The vivid colors seen in Jupiter's clouds are probably the result of subtle chemical
reactions of the trace elements in Jupiter's
atmosphere, perhaps involving sulfur whose compounds take on a wide variety of colors, but
the details are unknown.
The colors correlate with the cloud's altitude: blue lowest, followed by browns and
whites, with reds highest. Sometimes we
see the lower layers through holes in the upper ones.
THE GRS
The Great Red Spot (GRS) has been seen by Earthly observers for more than 300 years (its
discovery is
usually attributed to Cassini, or Robert Hooke in the 17th century). The GRS is an oval
about 12,000 by
25,000 km, big enough to hold two Earths. Other smaller but similar spots have been known
for decades.
Infrared observations and the direction of its rotation indicate that the GRS is a
high-pressure region whose
cloud tops are significantly higher and colder than the surrounding regions. Similar
structures have been seen
on Saturn and Neptune. It is not known how such structures can persist for so long.

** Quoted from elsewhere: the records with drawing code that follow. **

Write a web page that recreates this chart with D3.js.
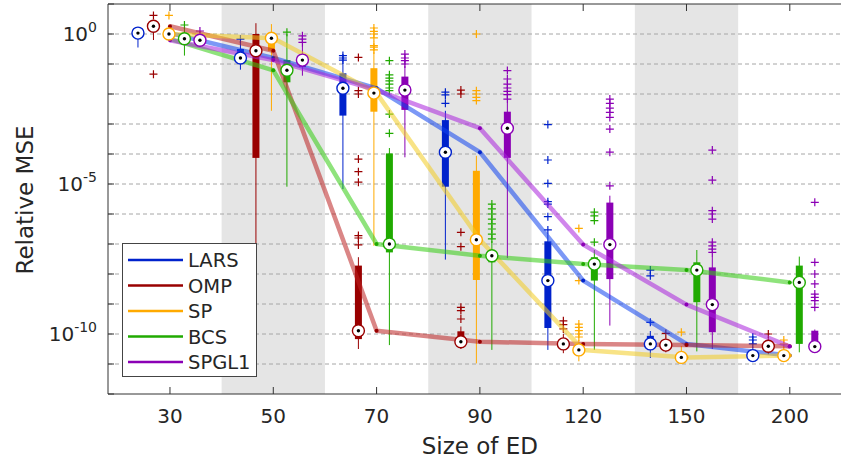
<!DOCTYPE html>
<html><head><meta charset="utf-8">
<script src="https://cdn.jsdelivr.net/npm/d3@7"></script>
<style>body{margin:0;background:#fff;} text{font-family:"DejaVu Sans",sans-serif;fill:#262626;}</style>
</head><body><svg id="c" width="841" height="464"></svg>
<script>
// Categories and series
const groups = ["30","50","70","90","120","150","200"];
const series = ["LARS","OMP","SP","BCS","SPGL1"];
const boxColors = ["#0022cc","#990000","#ffaa00","#20aa00","#8b00b5"];
const lineColors = ["#1144ee","#bb2222","#f2cc22","#33cc11","#aa22dd"];
// Box statistics, log10 of relative MSE: [whiskerLow, q1, median, q3, whiskerHigh] per group
const larsStats = [[-0.45,-0.05,0.03,0.08,0.12],[-1.19,-0.85,-0.80,-0.5,-0.25],[-5.17,-2.72,-1.81,-1.31,-0.94],[-7.52,-5.09,-3.94,-2.87,-2.56],[-10.53,-9.8,-8.22,-6.91,-6.67],[-10.8,-10.39,-10.33,-10.06,-9.9],[-10.85,-10.78,-10.72,-10.6,-10.45]];
const ompStats  = [[-0.2,0.18,0.26,0.33,0.44],[-7.0,-4.13,-0.56,0,0.36],[-10.5,-10.17,-9.89,-7.72,-7.44],[-10.5,-10.33,-10.26,-9.91,-9.75],[-10.64,-10.42,-10.33,-10.2,-10.0],[-10.61,-10.45,-10.37,-10.25,-10.1],[-10.68,-10.5,-10.41,-10.3,-10.1]];
const spStats   = [[-0.17,-0.05,0.0,0.1,0.28],[-2.56,-0.56,-0.14,-0.1,0.33],[-7.06,-2.59,-1.97,-1.14,-0.6],[-10.98,-8.2,-6.86,-4.56,-4.06],[-10.91,-10.6,-10.53,-10.45,-10.2],[-10.9,-10.83,-10.78,-10.7,-10.4],[-10.85,-10.78,-10.72,-10.65,-10.45]];
const bcsStats  = [[-0.72,-0.25,-0.16,-0.05,0.2],[-5.09,-1.61,-1.21,-0.87,0.0],[-10.37,-7.28,-7.0,-3.98,-3.8],[-10.53,-7.61,-7.39,-7.28,-6.9],[-10.53,-8.22,-7.67,-7.44,-7.2],[-10.58,-8.94,-7.87,-7.61,-7.2],[-10.61,-10.33,-8.28,-7.72,-7.42]];
const spgl1Stats= [[-0.44,-0.3,-0.21,-0.1,0.05],[-1.39,-1.1,-0.87,-0.67,-0.4],[-4.11,-2.53,-1.87,-1.42,-1.06],[-7.47,-4.13,-3.14,-2.59,-2.3],[-9.72,-8.17,-7.02,-5.62,-5.39],[-10.5,-9.94,-9.02,-7.78,-7.4],[-10.62,-10.53,-10.42,-9.89,-9.85]];
// Outliers (log10) per group
const larsOut = [[],[-0.17],[-0.72,-0.8,-0.87],[-1.94,-2.03,-2.31],[-3.02,-4.2,-4.98,-5.59,-5.67,-6.09,-6.53],[-9.61,-7.87,-8.06],[-10.1,-10.2,-10.33]];
const ompOut  = [[0.62,-1.34],[],[-6.72,-6.8,-7.03,-4.17,-4.59,-4.94,-1.89,-2.0,-0.78],[-9.11,-9.22,-9.5,-6.61,-7.09,-1.87,-2.0],[-9.56,-9.69,-9.83],[-9.98],[-10.0]];
const spOut   = [[0.62],[],[0.2,0.09,0.0,-0.13,-0.39,-0.44,-0.53],[-1.89,-2.0,-2.11,-2.22,0.0],[-9.67,-9.78,-9.89,-10.0,-10.1,-8.22,-6.48],[-9.94],[-10.2,-10.33]];
const bcsOut  = [[0.3],[0.06],[-0.89,-1.36,-1.47,-1.56,-1.67,-1.8,-1.89,-2.67,-3.31],[-5.67,-5.83,-6.0,-6.17,-6.33,-6.5,-6.67,-6.83],[-5.94,-6.06,-6.22,-6.94],[],[]];
const spgl1Out= [[0.1],[-0.06,-0.17,-0.28],[-0.67,-0.8,-0.89,-1.0],[-1.22,-1.5,-1.67,-1.8,-1.91,-2.02,-2.17],[-5.06,-3.94,-3.17,-2.17,-2.31,-2.47,-2.61,-2.78],[-6.94,-7.06,-7.17,-7.28,-5.89,-6.0,-6.17,-4.87,-3.87],[-5.61,-7.61,-8.0,-8.33,-8.67,-8.78,-8.89,-9.11]];
const yTickExp = [0,-5,-10];

const allStats = [larsStats, ompStats, spStats, bcsStats, spgl1Stats];
const allOut = [larsOut, ompOut, spOut, bcsOut, spgl1Out];
const P = e => Math.pow(10, e);

const svg = d3.select("#c");
const L = 108, R = 843, T = 4, B = 394;
const x = d3.scaleLinear().domain([-0.6, 6.515]).range([L, R]);
const y = d3.scaleLog().domain([1e-12, 10]).range([B, T]);
const step = x(1) - x(0);
const off = d3.scaleLinear().domain([0, series.length - 1]).range([-0.31, 0.29]);
const gpos = i => i - 0.008 * i; // box groups drift slightly left of ticks, as in the reference

// gray bands
svg.append("g").selectAll("rect").data(groups.map((g,i)=>i).filter(i=>i%2===1)).join("rect")
  .attr("x", i => x(i - 0.5)).attr("width", step).attr("y", T).attr("height", B - T).attr("fill", "#e5e5e5");

// grid
const decades = d3.range(0, -12, -1);
svg.append("g").selectAll("line").data(decades).join("line")
  .attr("x1", L).attr("x2", R).attr("y1", d => y(P(d))).attr("y2", d => y(P(d)))
  .attr("stroke", "#a6a6a6").attr("stroke-dasharray", "4,3").attr("stroke-width", 1);

// boxes
const gb = svg.append("g");
series.forEach((s, j) => {
  const col = boxColors[j];
  allStats[j].forEach((st, i) => {
    const cx = x(gpos(i) + off(j));
    gb.append("line").attr("x1", cx).attr("x2", cx).attr("y1", y(P(st[0]))).attr("y2", y(P(st[4])))
      .attr("stroke", col).attr("stroke-width", 1);
    gb.append("rect").attr("x", cx - 3.5).attr("width", 7).attr("y", y(P(st[3])))
      .attr("height", Math.max(1, y(P(st[1])) - y(P(st[3])))).attr("fill", col);
    allOut[j][i].forEach(o => {
      const oy = y(P(o));
      gb.append("path").attr("d", `M${cx-4},${oy}H${cx+4}M${cx},${oy-4}V${oy+4}`)
        .attr("stroke", col).attr("stroke-width", 1.2).attr("fill", "none");
    });
  });
});

// median lines
const line = d3.line().x((d, i) => x(i)).y(d => y(P(d)));
series.forEach((s, j) => {
  const meds = allStats[j].map(st => st[2]);
  svg.append("path").datum(meds).attr("d", line).attr("fill", "none")
    .attr("stroke", lineColors[j]).attr("stroke-opacity", 0.55).attr("stroke-width", 4.5)
    .attr("stroke-linejoin", "round");
  svg.append("g").selectAll("circle").data(meds).join("circle")
    .attr("cx", (d, i) => x(i)).attr("cy", d => y(P(d))).attr("r", 2).attr("fill", boxColors[j]);
});

// median markers
series.forEach((s, j) => {
  allStats[j].forEach((st, i) => {
    const cx = x(gpos(i) + off(j)), cy = y(P(st[2]));
    svg.append("circle").attr("cx", cx).attr("cy", cy).attr("r", 6).attr("fill", "#fff")
      .attr("stroke", boxColors[j]).attr("stroke-width", 1.4);
    svg.append("circle").attr("cx", cx).attr("cy", cy).attr("r", 1.7).attr("fill", "#000");
  });
});

// axes frame
const ax = svg.append("g").attr("stroke", "#333").attr("stroke-width", 1).attr("fill", "none");
ax.append("path").attr("d", `M${L},${T}V${B}H${R}M${L},${T}H${R}`);
groups.forEach((g, i) => {
  ax.append("path").attr("d", `M${x(i)},${B}v-7M${x(i)},${T}v7`);
});
d3.range(1, -13, -1).forEach(e => {
  ax.append("path").attr("d", `M${L},${y(P(e))}h6`);
});

// tick labels
svg.append("g").selectAll("text").data(groups).join("text")
  .attr("x", (d, i) => x(i)).attr("y", 423).attr("text-anchor", "middle")
  .attr("font-size", 20).text(d => d);
const yt = svg.append("g").selectAll("text").data(yTickExp).join("text")
  .attr("x", 97).attr("y", d => y(P(d)) + 7).attr("text-anchor", "end").attr("font-size", 20);
yt.append("tspan").text("10");
yt.append("tspan").attr("dy", -9).attr("font-size", 14).text(d => String(d));

// titles
svg.append("text").attr("x", x(3)).attr("y", 454).attr("text-anchor", "middle").attr("font-size", 23).text("Size of ED");
svg.append("text").attr("transform", "translate(33,200) rotate(-90)").attr("text-anchor", "middle")
  .attr("font-size", 23).text("Relative MSE");

// legend
const lg = svg.append("g");
lg.append("rect").attr("x", 122.5).attr("y", 243.5).attr("width", 134).attr("height", 133)
  .attr("fill", "#fff").attr("stroke", "#444").attr("stroke-width", 1);
series.forEach((s, j) => {
  const ly = 260 + j * 25.5;
  lg.append("line").attr("x1", 128).attr("x2", 183).attr("y1", ly).attr("y2", ly)
    .attr("stroke", boxColors[j]).attr("stroke-width", 2.5);
  lg.append("text").attr("x", 188).attr("y", ly + 7).attr("font-size", 19.5).text(s);
});
</script></body></html>
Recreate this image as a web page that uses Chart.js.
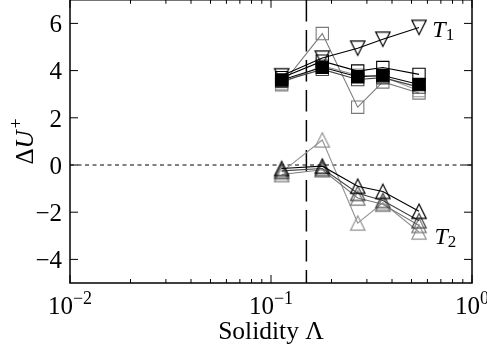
<!DOCTYPE html>
<html><head><meta charset="utf-8">
<script src="https://cdn.jsdelivr.net/npm/chart.js@4"></script>
<style>
html,body{margin:0;padding:0;background:#fff;overflow:hidden;width:487px;height:354px;}
#wrap{position:absolute;left:0;top:-10px;width:487px;height:364px;}
</style></head><body>
<div id="wrap"><canvas id="c" width="487" height="364"></canvas></div>
<script>
// ---- data ----
const LAMBDA = [0.113, 0.18, 0.27, 0.36, 0.545];
// T1 group (upper)
const T1_TRI   = [3.78, 4.53, 4.95, 5.33, 5.83];
const T1_MEAN  = [3.60, 4.14, 3.74, 3.79, 3.41];
const T1_SQ_A  = [3.70, 4.40, 3.98, 4.13, 3.84];
const T1_SQ_B  = [3.55, 4.05, 3.62, 3.70, 3.30];
const T1_SQ_C  = [3.40, 5.57, 2.45, 3.52, 3.05];
const T1_SQ_D  = [3.47, 4.20, 3.80, 3.75, 3.15];
// T2 group (lower)
const T2_TRI_A = [-0.15, -0.05, -0.90, -1.12, -1.96];
const T2_TRI_B = [-0.25, -0.15, -1.20, -1.50, -2.36];
const T2_TRI_C = [-0.30, 1.06, -2.46, -1.60, -2.84];
const T2_TRI_D = [-0.40, -0.20, -1.40, -1.66, -2.56];
const LAMBDA_CRIT = 0.15;
const X_MIN = 0.01, X_MAX = 1, Y_MIN = -5, Y_MAX = 7;
const Y_TICKS = [-4, -2, 0, 2, 4, 6];
const Y_TICK_LABELS = ['\u22124', '\u22122', '0', '2', '4', '6'];
const X_TICKS = [0.01, 0.1, 1];
const X_TICK_BASE = ['10', '10', '10'];
const X_TICK_EXP = ['\u22122', '\u22121', '0'];
const X_TITLE = ['Solidity ', '\u039B'];
const LABELS = [
  {t: 'T', s: '1', x: 0.635, y: 5.43},
  {t: 'T', s: '2', x: 0.65, y: -3.33}
];

const SERIF = '"Liberation Serif", "Times New Roman", serif';
const K = '#000000', DK = '#444444', MD = '#7a7a7a', LT = '#959595';

function triImg(color, down) {
  const c = document.createElement('canvas');
  c.width = 20; c.height = 20;
  const g = c.getContext('2d');
  const s = 7.2;
  g.strokeStyle = color; g.lineWidth = 1.2; g.lineJoin = 'miter';
  g.beginPath();
  if (down) { g.moveTo(10 - s, 10 - s); g.lineTo(10 + s, 10 - s); g.lineTo(10, 10 + s); }
  else { g.moveTo(10, 10 - s); g.lineTo(10 + s, 10 + s); g.lineTo(10 - s, 10 + s); }
  g.closePath(); g.stroke();
  return c;
}
const pts = arr => LAMBDA.map((l, i) => ({x: l, y: arr[i]}));

function series(arr, color, style, order, fill) {
  return {
    data: pts(arr), borderColor: color, borderWidth: 1.1,
    pointStyle: style, pointRadius: 8.7,
    pointBorderColor: color, pointBorderWidth: 1.1,
    pointBackgroundColor: fill || 'rgba(0,0,0,0)',
    order: order, tension: 0
  };
}

const datasets = [
  series(T1_TRI, K, triImg(K, true), 1),
  series(T1_MEAN, K, 'rect', 2, K),
  series(T1_SQ_A, K, 'rect', 3),
  series(T1_SQ_B, DK, 'rect', 4),
  series(T1_SQ_D, LT, 'rect', 5),
  series(T1_SQ_C, MD, 'rect', 6),
  series(T2_TRI_A, K, triImg(K, false), 7),
  series(T2_TRI_B, DK, triImg(DK, false), 8),
  series(T2_TRI_D, MD, triImg(MD, false), 9),
  series(T2_TRI_C, LT, triImg(LT, false), 10),
  {data: [{x: LAMBDA_CRIT, y: Y_MIN}, {x: LAMBDA_CRIT, y: Y_MAX}], borderColor: K, borderWidth: 1.5,
   borderDash: [21.5, 8.5], borderDashOffset: 8.5, pointRadius: 0, order: 20},
  {data: [{x: X_MIN, y: 0}, {x: X_MAX, y: 0}], borderColor: K, borderWidth: 1,
   borderDash: [4, 3.5], pointRadius: 0, order: 21}
];

function supText(ctx, base, sup, x, y, bf, sf, rise, align) {
  ctx.font = bf; const w1 = ctx.measureText(base).width;
  ctx.font = sf; const w2 = ctx.measureText(sup).width;
  let x0 = x;
  if (align === 'center') x0 = x - (w1 + w2) / 2;
  ctx.textAlign = 'left'; ctx.textBaseline = 'alphabetic';
  ctx.font = bf; ctx.fillText(base, x0, y);
  ctx.font = sf; ctx.fillText(sup, x0 + w1, y - rise);
}

const axesPlugin = {
  id: 'axesPlugin',
  afterDraw(chart) {
    const {ctx, chartArea: a, scales: {x, y}} = chart;
    ctx.save();
    ctx.fillStyle = '#000'; ctx.strokeStyle = '#000';
    // frame
    ctx.lineWidth = 1.5;
    ctx.strokeRect(a.left, a.top, a.right - a.left, a.bottom - a.top);
    ctx.lineWidth = 1;
    const seg = (x1, y1, x2, y2) => { ctx.beginPath(); ctx.moveTo(x1, y1); ctx.lineTo(x2, y2); ctx.stroke(); };
    // y ticks
    Y_TICKS.forEach((v, i) => {
      const py = y.getPixelForValue(v);
      seg(a.left, py, a.left + 8, py);
      seg(a.right, py, a.right - 8, py);
      ctx.font = '25px ' + SERIF; ctx.textAlign = 'right'; ctx.textBaseline = 'alphabetic';
      ctx.fillText(Y_TICK_LABELS[i], a.left - 8, py + 8.8);
    });
    // x ticks major
    X_TICKS.forEach((v, i) => {
      const px = x.getPixelForValue(v);
      seg(px, a.bottom, px, a.bottom - 8);
      seg(px, a.top, px, a.top + 8);
      supText(ctx, X_TICK_BASE[i], X_TICK_EXP[i], px, a.bottom + 31,
        '25px ' + SERIF, '18px ' + SERIF, 10.5, 'center');
    });
    // x ticks minor
    for (let d = X_MIN; d < X_MAX; d *= 10) {
      for (let m = 2; m <= 9; m++) {
        const px = x.getPixelForValue(d * m);
        seg(px, a.bottom, px, a.bottom - 4);
        seg(px, a.top, px, a.top + 4);
      }
    }
    // x title
    ctx.font = '25.5px ' + SERIF;
    ctx.textAlign = 'center'; ctx.textBaseline = 'alphabetic';
    ctx.fillText(X_TITLE.join(''), (a.left + a.right) / 2, a.bottom + 55.5);
    // y title: ΔU+
    ctx.save();
    const cy = (a.top + a.bottom) / 2;
    ctx.translate(a.left - 37, cy);
    ctx.rotate(-Math.PI / 2);
    ctx.font = '25px ' + SERIF; const wD = ctx.measureText('\u0394').width;
    ctx.font = 'italic 25px ' + SERIF; const wU = ctx.measureText('U').width;
    ctx.font = '18px ' + SERIF; const wP = ctx.measureText('+').width;
    let sx = -(wD + wU + 2 + wP) / 2;
    ctx.textAlign = 'left';
    ctx.font = '25px ' + SERIF; ctx.fillText('\u0394', sx, 0); sx += wD;
    ctx.font = 'italic 25px ' + SERIF; ctx.fillText('U', sx, 0); sx += wU + 2;
    ctx.font = '18px ' + SERIF; ctx.fillText('+', sx, -11);
    ctx.restore();
    // T labels
    LABELS.forEach(L => {
      const px = x.getPixelForValue(L.x), py = y.getPixelForValue(L.y);
      ctx.textAlign = 'left'; ctx.textBaseline = 'alphabetic';
      ctx.font = 'italic 24px ' + SERIF; const wt = ctx.measureText(L.t).width;
      ctx.fillText(L.t, px, py);
      ctx.font = '17px ' + SERIF; ctx.fillText(L.s, px + wt, py + 3);
    });
    ctx.restore();
  }
};

new Chart(document.getElementById('c'), {
  type: 'line',
  data: {datasets},
  options: {
    responsive: false, animation: false, devicePixelRatio: 1,
    events: [],
    layout: {padding: {left: 70, right: 15, top: 8, bottom: 71}},
    plugins: {legend: {display: false}, tooltip: {enabled: false}},
    scales: {
      x: {type: 'logarithmic', min: X_MIN, max: X_MAX, display: false},
      y: {type: 'linear', min: Y_MIN, max: Y_MAX, display: false}
    }
  },
  plugins: [axesPlugin]
});
</script>
</body></html>
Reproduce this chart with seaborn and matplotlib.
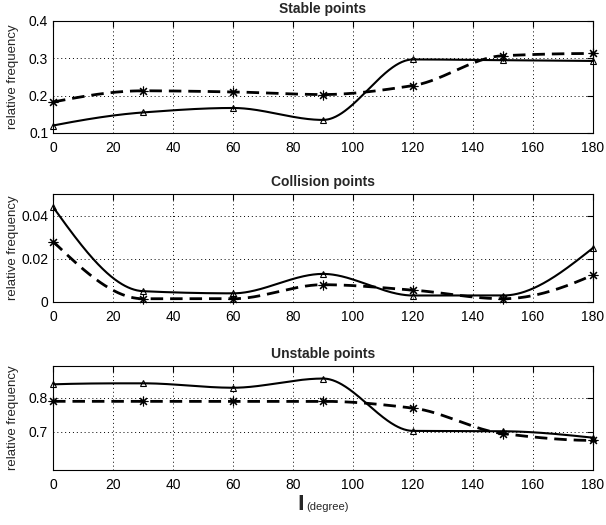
import numpy as np
import pandas as pd
import matplotlib
matplotlib.use('Agg')
import matplotlib.pyplot as plt
import seaborn as sns

# %% data (angle in degrees)
angle = [0, 30, 60, 90, 120, 150, 180]

stable_tri = [0.120, 0.155, 0.167, 0.135, 0.297, 0.295, 0.293]
stable_ast = [0.183, 0.213, 0.210, 0.203, 0.227, 0.307, 0.313]

collision_tri = [0.044, 0.005, 0.004, 0.013, 0.003, 0.003, 0.025]
collision_ast = [0.028, 0.0015, 0.0015, 0.008, 0.0055, 0.0015, 0.0125]

unstable_tri = [0.840, 0.843, 0.830, 0.857, 0.703, 0.702, 0.683]
unstable_ast = [0.790, 0.790, 0.790, 0.790, 0.770, 0.695, 0.675]

titles = ['Stable points', 'Collision points', 'Unstable points']
ylims = [(0.1, 0.4), (0, 0.05), (0.588, 0.894)]
yticks = [[0.1, 0.2, 0.3, 0.4], [0, 0.02, 0.04], [0.7, 0.8]]
yticklabels = [['0.1', '0.2', '0.3', '0.4'], ['0', '0.02', '0.04'], ['0.7', '0.8']]
xticks = [0, 20, 40, 60, 80, 100, 120, 140, 160, 180]


def pchip(x, y, xs):
    # shape preserving cubic, only used to draw the smooth line through the points
    x = np.asarray(x, float)
    y = np.asarray(y, float)
    h = np.diff(x)
    d = np.diff(y) / h
    n = len(x)
    m = np.zeros(n)
    for k in range(1, n - 1):
        if d[k - 1] * d[k] > 0:
            w1 = 2 * h[k] + h[k - 1]
            w2 = h[k] + 2 * h[k - 1]
            m[k] = (w1 + w2) / (w1 / d[k - 1] + w2 / d[k])
    def end(h0, h1, d0, d1):
        s = ((2 * h0 + h1) * d0 - h0 * d1) / (h0 + h1)
        if np.sign(s) != np.sign(d0):
            s = 0
        elif np.sign(d0) != np.sign(d1) and abs(s) > abs(3 * d0):
            s = 3 * d0
        return s
    m[0] = end(h[0], h[1], d[0], d[1])
    m[-1] = end(h[-1], h[-2], d[-1], d[-2])
    idx = np.clip(np.searchsorted(x, xs) - 1, 0, n - 2)
    t = (xs - x[idx]) / h[idx]
    h00 = 2 * t**3 - 3 * t**2 + 1
    h10 = t**3 - 2 * t**2 + t
    h01 = -2 * t**3 + 3 * t**2
    h11 = t**3 - t**2
    return h00 * y[idx] + h10 * h[idx] * m[idx] + h01 * y[idx + 1] + h11 * h[idx] * m[idx + 1]


sns.set_style('white')
plt.rcParams['font.family'] = ['Liberation Sans', 'DejaVu Sans']

fig = plt.figure(figsize=(6.06, 5.25), dpi=100)
boxes = [[0.0875, 0.7467, 0.891, 0.2133],
         [0.0875, 0.4248, 0.891, 0.2057],
         [0.0875, 0.1048, 0.891, 0.1981]]

series = [(stable_tri, stable_ast), (collision_tri, collision_ast), (unstable_tri, unstable_ast)]
xs = np.linspace(0, 180, 721)
asterisk = (8, 2, 0)

for i, (tri, ast) in enumerate(series):
    ax = fig.add_axes(boxes[i])
    smooth = pd.DataFrame({'x': xs, 'tri': pchip(angle, tri, xs), 'ast': pchip(angle, ast, xs)})
    pts = pd.DataFrame({'x': angle, 'tri': tri, 'ast': ast})

    sns.lineplot(data=smooth, x='x', y='tri', ax=ax, color='black', lw=1.5)
    sns.lineplot(data=smooth, x='x', y='ast', ax=ax, color='black', lw=2.0,
                 linestyle=(0, (4.5, 2.5)))
    ax.plot(pts.x, pts.tri, ls='none', marker='^', ms=5, mfc='none', mec='black', mew=0.8,
            clip_on=False)
    ax.plot(pts.x, pts.ast, ls='none', marker=asterisk, ms=7, mec='black', mew=0.8,
            clip_on=False)

    ax.set_xlim(0, 180)
    ax.set_ylim(*ylims[i])
    ax.set_xticks(xticks)
    ax.set_xticklabels([str(t) for t in xticks], fontsize=10)
    ax.set_yticks(yticks[i])
    ax.set_yticklabels(yticklabels[i], fontsize=10)
    ax.grid(True, color='black', linestyle=(0, (1, 3)), linewidth=0.7)
    ax.tick_params(axis='x', pad=6)
    ax.tick_params(direction='in', length=4, width=0.8, top=True, right=True,
                   colors='black')
    for sp in ax.spines.values():
        sp.set_color('black')
        sp.set_linewidth(0.8)
    ax.set_xlabel('')
    ax.set_ylabel('relative frequency', fontsize=9.5)
    ax.yaxis.set_label_coords(-0.063, 0.5)
    ax.set_title(titles[i], fontsize=10, fontweight='bold', pad=6)

fig.text(0.497, 0.028, 'l', fontsize=14, fontweight='bold', ha='center', va='baseline',
         family='DejaVu Sans')
fig.text(0.506, 0.028, '(degree)', fontsize=8, ha='left', va='baseline')

fig.savefig('out.png', dpi=100)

Jupiter radiates more energy into space than it receives from the Sun. The interior of
Jupiter is hot: the core is probably about
20,000 K. The heat is generated by the Kelvin-Helmholtz mechanism, the slow gravitational
compression of the planet.
(Jupiter does NOT produce energy by nuclear fusion as in the Sun; it is much too small and
hence its interior is too cool to
ignite nuclear reactions.) This interior heat probably causes convection deep within
Jupiter's liquid layers and is probably
responsible for the complex motions we see in the cloud tops. Saturn and Neptune are
similar to Jupiter in this respect, but
oddly, Uranus is not.
Jupiter is just about as large in diameter as a gas planet can be. If more material were
to be added, it would be compressed
by gravity such that the overall radius would increase only slightly. A star can be larger
only because of its internal (nuclear) heat
source.
Jupiter has a huge magnetic field, much stronger than Earth's. Its magnetosphere extends
more than 650 million km (past the
orbit of Saturn!). (Note that Jupiter's magnetosphere is far from spherical -- it extends
"only" a few million kilometers in the
direction toward the Sun.) Jupiter's moons therefore lie within its magnetosphere, a fact
which may partially explain some of the
activity on Io. Unfortunately for future space travelers and of real concern to the
designers of the Voyager and Galileo
spacecraft, the environment near Jupiter contains high levels of energetic particles
trapped by Jupiter's magnetic field. This
"radiation" is similar to, but much more intense than, that found within Earth's
Van Allen belts. It would be immediately fatal to
an unprotected human being. The Galileo atmospheric probe discovered a new intense
radiation belt between Jupiter's ring and the uppermost atmospheric layers. This new belt
is approximately 10 times as strong as Earth's Van Allen radiation belts. Surprisingly,
this new belt was also found to contain high energy helium ions of unknown origin.
RINGS
Jupiter has rings like Saturn's, but much fainter and smaller (right). They were
totally unexpected
and were only discovered when two of the Voyager 1 scientists insisted that after
traveling 1 billion
km it was at least worth a quick look to see if any rings might be present. Everyone else
thought that
the chance of finding anything was nil, but there they were. It was a major coup. They
have since
been imaged in the infra-red from ground-based telescopes and by Galileo.
Unlike Saturn's, Jupiter's rings are dark (albedo about .05). They're probably composed of
very small grains of rocky
material. Unlike Saturn's rings, they seem to contain no ice.
Particles in Jupiter's rings probably don't stay there for long (due to atmospheric and
magnetic drag). The Galileo spacecraft
found clear evidence that the rings are continuously resupplied by dust formed by
micrometeor impacts on the four inner
moons, which are very energetic because of Jupiter's large gravitational field. The inner
halo ring is broadened by interactions
with Jupiter's magnetic field.
In July 1994, Comet Shoemaker-Levy 9 collided with Jupiter with spectacular results
(left). The
effects were clearly visible even with amateur telescopes. The debris from the collision
was visible for
nearly a year afterward with HST.
When it is in the nighttime sky, Jupiter is often the brightest "star" in the
sky (it is second only to
Venus, which is seldom visible in a dark sky). The four Galilean moons are easily visible
with
binoculars; a few bands and the Great Red Spot can be seen with a small astronomical
telescope.
There are several Web sites that show the current position of Jupiter (and the other
planets) in the sky. More detailed and
customized charts can be created with a planetarium program such as Starry Night.
JUPITER'S SATELLITES
Jupiter has 16 known satellites, the four large Galilean moons and 12 small ones.
Jupiter is very gradually slowing down due to the tidal drag produced by the
Galilean satellites. Also, the same tidal forces are changing the orbits of the
moons, very slowly forcing them farther from Jupiter.
Io, Europa and Ganymede are locked together by tidal forces into a 1:2:4
orbital resonance and their orbits evolve together. Callisto is almost part of this
as well. In a few hundred million years, Callisto will be locked in too, orbiting at
exactly twice the period of Ganymede
and eight times the period of Io.
Jupiter's satellites are named for other figures in the life of Zeus (mostly his lovers).